I was looking forward to Sundays during which I wouldn't have to hear my wife say, "But you watched football yesterday" or listen to the self-congratulatory dickwads who pass themselves off as pregame (and halftime and postgame) commentators despite the fact that if they hadn't played a few seasons in the NFL, their intellect would likely preclude them not merely from appearing on television but also from greeter duties at Wal-Mart (see: Bradshaw, Terry).
I was looking forward to Sundays when hangovers could be cured by some sort of outdoor activity rather than tomato juice-laden beers at my local pub. In turn, I would finally start hitting more Monday morning deadlines.
It was also nice not to have to spend any portion of my summer wondering what sort of jive-ass un-retirement stunt Brett Favre had up his sleeve (or in his trousers... zing!) and I enjoyed the dearth of "join my fantasy football league" emails in my inbox, although I suspect they'll be arriving soon. And how could I not be excited to experience an August without being exposed to a single pre-season football game? Such contests serve only to remind us that summer is almost over and that this sport is boring as hell when no one is trying to win.

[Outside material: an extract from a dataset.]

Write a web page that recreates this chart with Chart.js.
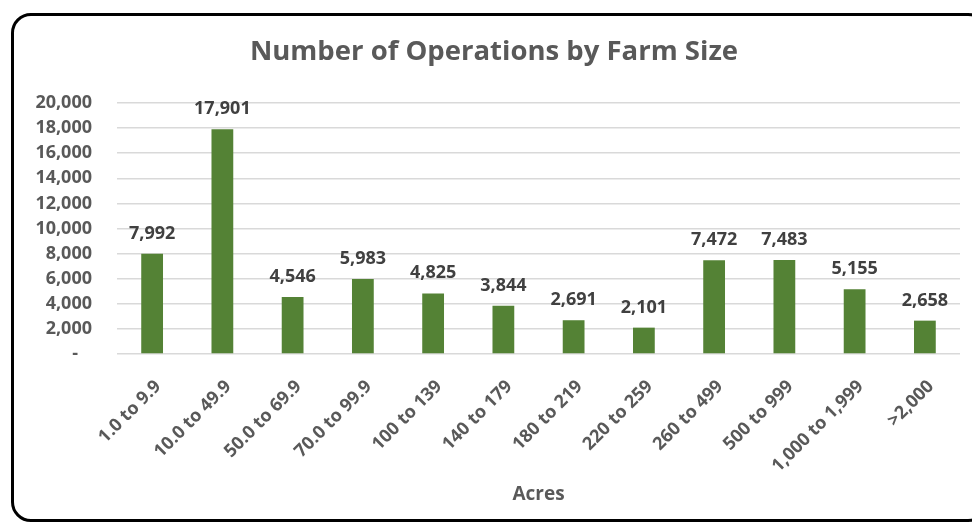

I'd become nearly giddy knowing that weekends would be reserved almost exclusively for the faster, higher-scoring, generally more entertaining and less a-hole-heavy college game. Part of me was thinking about adopting a college team - probably a lackluster one to fit in with my other chosen sports affiliations - and, who knows, maybe even purchasing a sweatshirt adorned with its colors.
But now it looks like none of these things will happen. My Sundays won't be full of hikes and productivity, but rather of accusations of laziness as I watch the millionaires dance in the end zone, only to have that touchdown reviewed for 27 minutes as some former defensive back-turned commentator dissects the play until he's used up his limited vocabulary.
I know, I don't have to watch the NFL, but now that the cold turkey option is off the table, this addiction will rope me back in... as sad as that may be.